U.S. Sen. Lisa Murkowski has raised more than $5 million for her re-election effort.
She’s got big signs and TV ads across the state.
Three men are running against her in next week’s Republican Primary.
We found two undaunted optimists running shoestring campaigns, and a third candidate who rebuffed our interview request on the grounds that he had too much to say.
Thomas Lamb of Anchorage looks whiskery and gruff but he has a gentle manner. He first came to Alaska as an Air Force weather forecaster. Now he works for a company that supplies the wood moldings sold in hardware stores.
Maybe you’ve heard his unconventional ads on commercial radio, like his “General Stenko” series.
“Thomas Lamb wants to build submarine base in Alaska,” he said in one, putting on a thick Russian accent. “Don’t vote for Thomas Lamb. This is like ‘Hunt for Red October’ stuff. Vote for Lisa Murkowski. She wants icebreaker in Alaska.”
Yes, that’s an ad Lamb paid for and produced himself. It refers to one of his big ideas for Alaska’s resources — “Submarine tankers. LNG tankers.”
Lamb says it’s unrealistic for Alaska to want to build an expensive gas pipeline at least with today’s market conditions. He wants to send Cook Inlet gas to Europe, and he said it only makes sense to go under the Arctic ice.

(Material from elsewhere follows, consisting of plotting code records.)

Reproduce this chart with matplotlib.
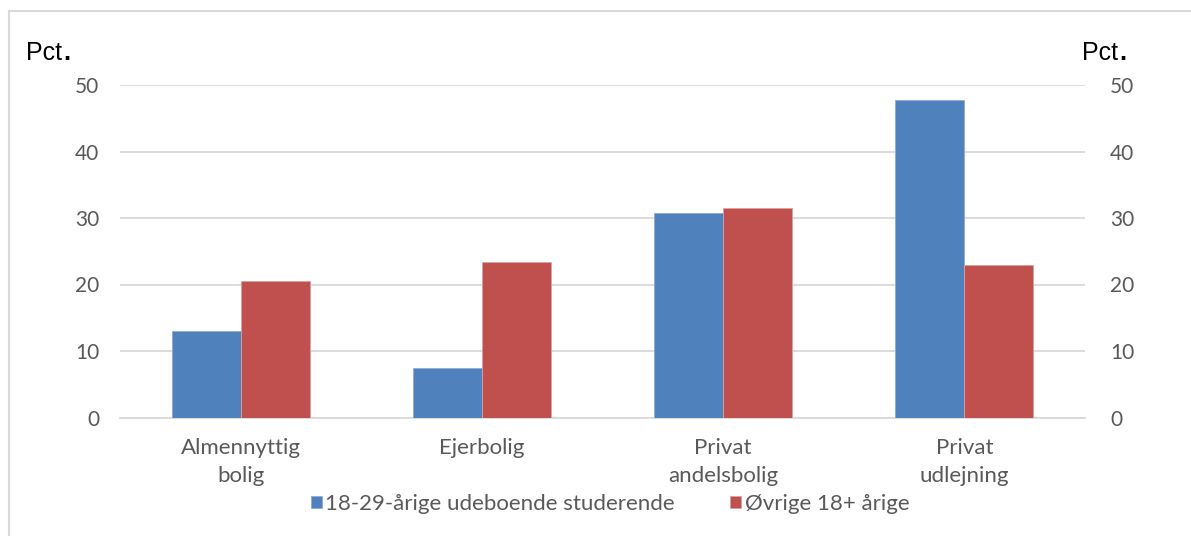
import numpy as np
import matplotlib.pyplot as plt
from matplotlib.lines import Line2D

categories = ["Almennyttig\nbolig", "Ejerbolig", "Privat\nandelsbolig", "Privat\nudlejning"]
studerende = [13.0, 7.5, 30.7, 47.7]
oevrige = [20.6, 23.4, 31.5, 22.9]
series_names = ["18-29-årige udeboende studerende", "Øvrige 18+ årige"]
yticks = [0, 10, 20, 30, 40, 50]

blue = "#4f81bd"
red = "#c0504d"
grey_txt = "#595959"
grid_col = "#d9d9d9"

plt.rcParams["font.family"] = ["Lato", "DejaVu Sans"]

fig = plt.figure(figsize=(11.91, 5.36), dpi=100)
W, H = 1191, 536
left, right, bottom, top = 120, 1085, 417.5, 85
ax = fig.add_axes([left / W, 1 - bottom / H, (right - left) / W, (bottom - top) / H])

x = np.arange(len(categories))
bw = 0.286
ax.bar(x - bw / 2, studerende, bw, color=blue, edgecolor="#8eaadb", linewidth=0.6,
       label=series_names[0], zorder=3)
ax.bar(x + bw / 2, oevrige, bw, color=red, edgecolor="#e0a0a0", linewidth=0.6,
       label=series_names[1], zorder=3)

ax.set_xlim(-0.5, len(categories) - 0.5)
ax.set_ylim(0, 50)
ax.set_yticks(yticks)
ax.yaxis.grid(True, color=grid_col, linewidth=1.3, zorder=0)
ax.set_axisbelow(True)
for s in ["top", "right", "left"]:
    ax.spines[s].set_visible(False)
ax.spines["bottom"].set_color(grid_col)
ax.spines["bottom"].set_linewidth(1.3)
ax.tick_params(axis="y", length=0, pad=15, labelsize=15, labelcolor=grey_txt)
ax.set_xticks(x)
ax.set_xticklabels(categories, fontsize=16, color=grey_txt, linespacing=1.45)
ax.tick_params(axis="x", length=0, pad=15)

ax2 = ax.twinx()
ax2.set_ylim(0, 50)
ax2.set_yticks(yticks)
for s in ["top", "right", "left", "bottom"]:
    ax2.spines[s].set_visible(False)
ax2.tick_params(axis="y", length=0, pad=18, labelsize=15, labelcolor=grey_txt)

fig.text(26 / W, 1 - 53 / H, "Pct", family="Liberation Sans", fontsize=18, va="center")
fig.text(63 / W, 1 - 53 / H, ".", family="Liberation Sans", fontsize=18,
         fontweight="bold", va="center")
fig.text(1082 / W, 1 - 53 / H, "Pct", family="Liberation Sans", fontsize=18, va="center")
fig.text(1119 / W, 1 - 53 / H, ".", family="Liberation Sans", fontsize=18,
         fontweight="bold", va="center")

fig.legend(loc="center", bbox_to_anchor=(610 / W, 1 - 504 / H), ncol=2, frameon=False,
           fontsize=16, labelcolor=grey_txt, handlelength=0.5, handleheight=0.5,
           handletextpad=0.15, columnspacing=2.5)

# chart area border (top and left only visible)
fig.add_artist(Line2D([8.5 / W, 8.5 / W], [0, 1 - 11 / H], color="#d9d9d9", linewidth=1.5))
fig.add_artist(Line2D([8.5 / W, 1], [1 - 11 / H, 1 - 11 / H], color="#d9d9d9", linewidth=1.5))

fig.savefig("out.png", dpi=100)
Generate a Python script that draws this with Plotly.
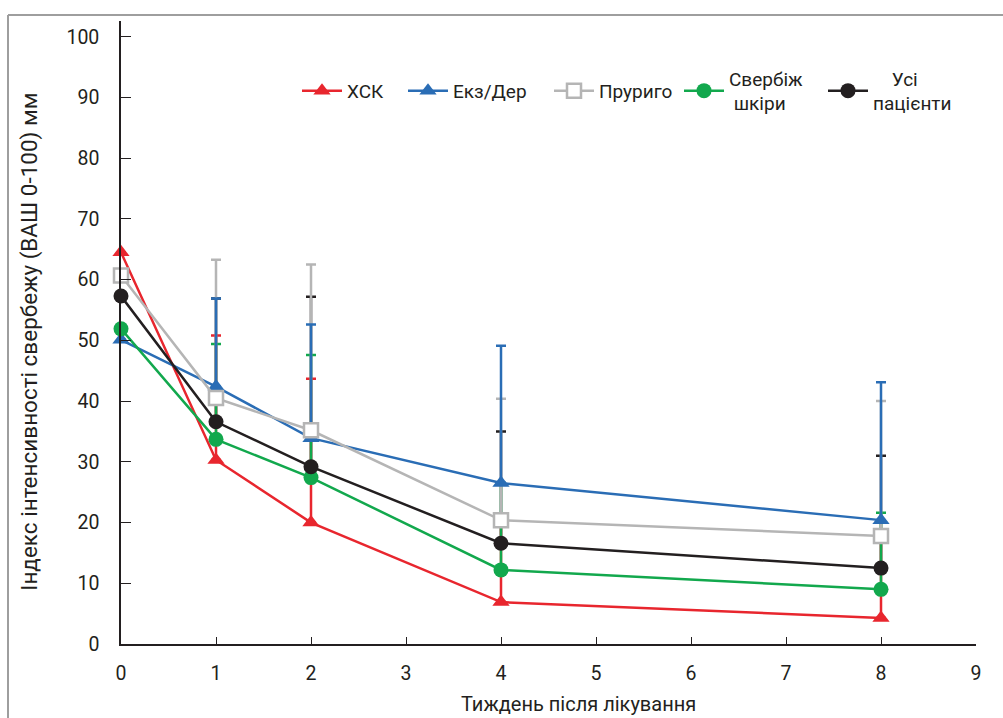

It’s an idea General Dynamics considered in the 1980s, but Lamb said the Russians are beating us to it.
Lamb also aired an ad complaining about the ubiquity of Murkowski’s campaign signs along Alaska roads, but he worried it inspired some ugly behavior.
“I ran it one time and when I saw some graffiti show up on her signs, I pulled it,” he said. “That’s something I don’t want to get involved in.”
Lamb believes in the power of being right. He’s run for office before, and says things he predicted years ago – for instance, that Russia would invade Ukraine – proved to be accurate. He thinks this gives him a shot with the voters.
“It’s nice to be on the right side of the issues. You don’t want to be wrong. Like Trump. I’ve never seen – that’s so …,” he said as he covered his face and laughed, the vicarious embarrassment nearly unbearable. “And even Hillary Clinton. I mean they’re both – I don’t agree with neither one.”
Another Republican in the race is Bob Lochner, from Wasilla, who believes in the power of being conservative.
Lochner is a silver-haired clean-cut young grandfather, a veteran who works as an employee trainer on the North Slope. Lochner has the endorsement of Alaska Right to Life and supports Donald Trump.
“I don’t see a very bright future for our children and grandchildren in the direction we’re going, with a $20 trillion debt,” he said. “Our economy is so fragile. We need a lot of shoring up to do. We need a lot of strength.”
Lochner’s top issues are border security, the economy and taking care of veterans. He not accepting outside money to preserve his independence, he said.
“I don’t care how much money somebody wants to send me, if it’s from outside, or if it’s from a special interest or lobby group, I’ll send it back,” he said.
So far, that hasn’t been a problem.
Nobody is sending him money he has to refuse. Lochner, like Lamb, has raised less than $5,000 total, so he hasn’t had to file campaign finance reports, but he is campaigning. He’s traveling the road system, handing out pocket-sized U.S. Constitutions as a business card.
Lochner ran for state House in the 1990s, when he lived in the Mountain View neighborhood of Anchorage.
Back then, Lochner was a mechanic and single dad who acknowledged he relied on public assistance for a few years. It made him better able to represent the poor people of the district, he said.
Political analysts might look at Murkowski’s $5 million war chest and predict victory for the incumbent. Lochner doesn’t see it that way.
“I don’t want to sound too over-confident, but – and it’s hard to tell – but I think the numbers are with me,” he said.
Murkowski has a third Republican challenger: Paul D. Kendall of Anchorage. Kendall is a frequent caller to talk radio shows.
He declined to sit for a recorded interview, saying he would need three hours on live radio to discuss his views.
Two Democratic candidates, Edgar Blatchford and Ray Metcalfe, who are running their own shoestring campaigns
Also are vying for a spot on that ballot.